Zapier's core automation capability — connecting thousands of apps and orchestrating actions between them automatically — is as solid as it's ever been, and the app library at over 7,000 integrations makes it almost certain that whatever tools you're using will work together inside a Zap. The range of what you can automate is genuinely impressive: everything from simple single-step triggers (new email → add to spreadsheet) to complex multi-step workflows that route data through multiple systems, apply conditions, and generate text with AI before passing information to its final destination. For small business owners who are doing repetitive manual work across multiple platforms daily, the first time a Zap handles something you used to do by hand is a meaningful moment.

✔ Saves time

The time savings from well-configured Zapier automation are concrete and accumulating. Tasks that used to require manual intervention — copying leads from one platform to another, tagging new customers in a CRM, sending follow-up emails based on trigger conditions, logging form submissions to a shared spreadsheet — happen automatically, without attention, every time the trigger fires. For solo operators especially, where every hour of administrative work is an hour not spent on higher-value activity, that time reclamation compounds over weeks and months into something meaningful. The AI steps extend this by adding judgment to the automation — transforming what used to be purely rule-based into something that can handle messier, more variable inputs.

✔ No-code

Zapier's no-code approach is what makes it accessible to the audience it's designed for — people running businesses who don't have a development background and can't justify the cost or time of building custom integrations. The interface is visual and step-by-step: you choose a trigger app, define the event, choose an action app, map the fields, and test. Most Zaps can be set up in under 30 minutes by someone who's never built an automation before. That accessibility matters enormously in practice, because automation that never gets built because it was too technically intimidating doesn't save anyone time. Zapier makes the barrier low enough that most of the useful automations actually happen.

Cons

✘ Setup complexity

Zapier looks simple on the surface and is genuinely straightforward for basic two-step automations.
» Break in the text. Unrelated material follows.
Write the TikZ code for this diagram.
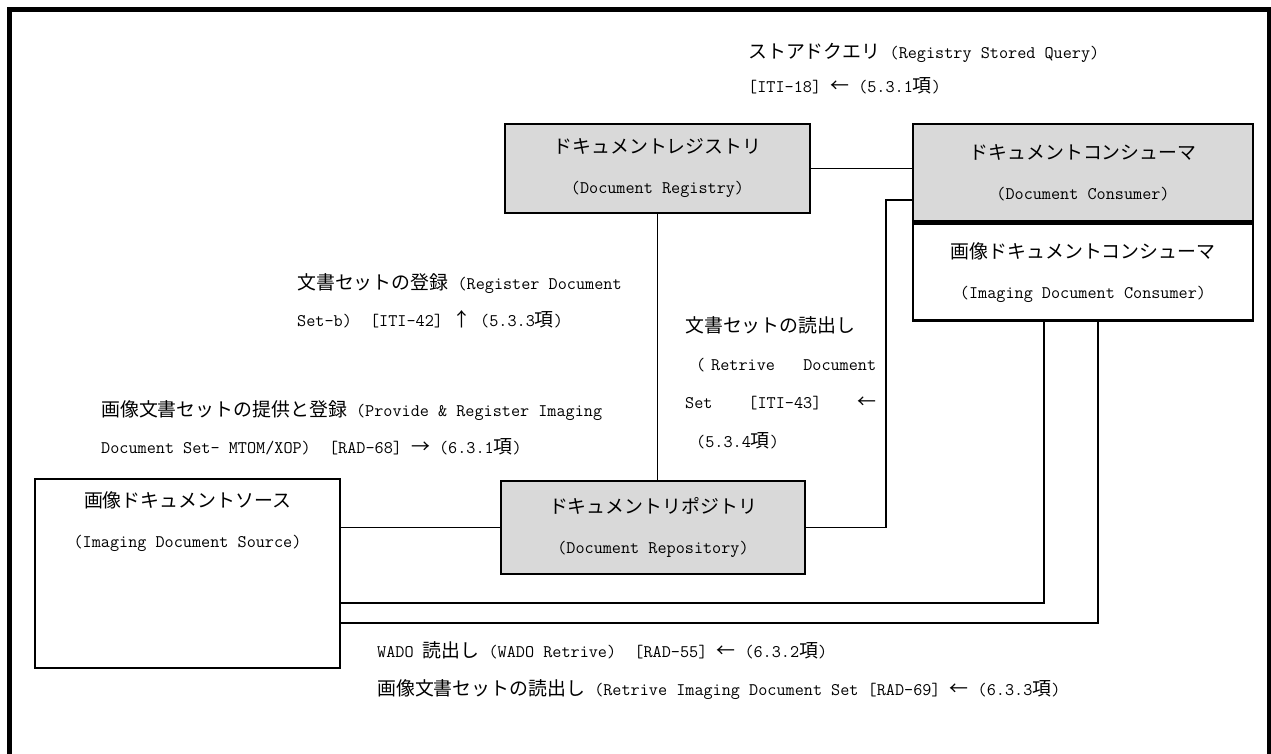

But as your workflows become more sophisticated — multi-step Zaps with conditional logic, filters, formatters, and AI steps — the setup complexity ratchets up faster than the interface's apparent simplicity suggests. Debugging a multi-step Zap that's failing silently somewhere in the middle requires patience and methodical testing, and the error messages aren't always helpful in pointing you to the root cause quickly. For users who've only built simple Zaps, the jump to complex automation can feel steep, and the documentation, while comprehensive, doesn't always bridge that gap efficiently.

✘ Costs scale

Zapier's pricing is task-based, which means the more automation you run, the more you pay — and for Zaps that trigger frequently or involve high-volume workflows, the cost can scale faster than expected. A modest multi-step Zap might consume three or four tasks per trigger, and if it's firing hundreds of times a day, you can burn through a plan's task limit in days rather than weeks. Moving to a higher tier to accommodate volume is straightforward, but for small businesses with tight margins, the unpredictable ceiling can make Zapier harder to budget for than a flat monthly fee. Understanding your trigger volumes before choosing a plan is essential; underestimating them at the start is one of the most common sources of frustration for new users.

✘ Needs planning

Zapier rewards users who invest time upfront in thinking through what they want to automate and how — but that planning requirement isn't always obvious when you're starting out. Poorly designed Zaps that trigger on the wrong conditions, loop back on themselves, or pass malformed data to downstream apps can create more problems than they solve, and troubleshooting those problems after the fact takes significantly longer than designing well from the start. The most common failure mode for new Zapier users isn't that the tool doesn't work — it's that they automate the wrong thing, or automate the right thing badly, and end up with a workflow that technically runs but doesn't produce the outcome they expected. Time spent mapping the workflow on paper before building it in Zapier is almost always time well spent.

Pricing

Free Plan
$0 / month
100 tasks/month, single-step Zaps only, good for testing.

The Professional plan (~$73/month) unlocks unlimited Zaps, custom logic paths, and priority support. Task volume is the main driver of plan selection — map your expected usage before committing.

Real Use Cases

  • 📥Routing new leads from web forms to CRM automatically
  • 📧Triggering personalized follow-up emails from sales events
  • 📊Logging data from multiple platforms into a single shared spreadsheet
  • 💬Sending Slack notifications when key business events happen
  • 🤖Adding AI-generated summaries or classifications to incoming data

Alternatives

Make (Integromat)
More flexible logic, steeper learning curve, better value at scale
View review →
n8n
Open-source and self-hostable, higher technical bar
View review →
Microsoft Power Automate
Better for Microsoft-heavy environments
View review →

Final Verdict

Zapier remains one of the most practical tools available for small businesses that want to automate repetitive work without writing code. The app library is unmatched, the AI steps add meaningful new capability to what used to be purely rules-based logic, and the no-code interface makes automation accessible to people who would never consider building custom integrations. The cost scaling and setup complexity are real limitations worth understanding before you commit, but neither is a dealbreaker for users who go in with realistic expectations. If you're doing work by hand today that could happen automatically, Zapier is one of the first places to look.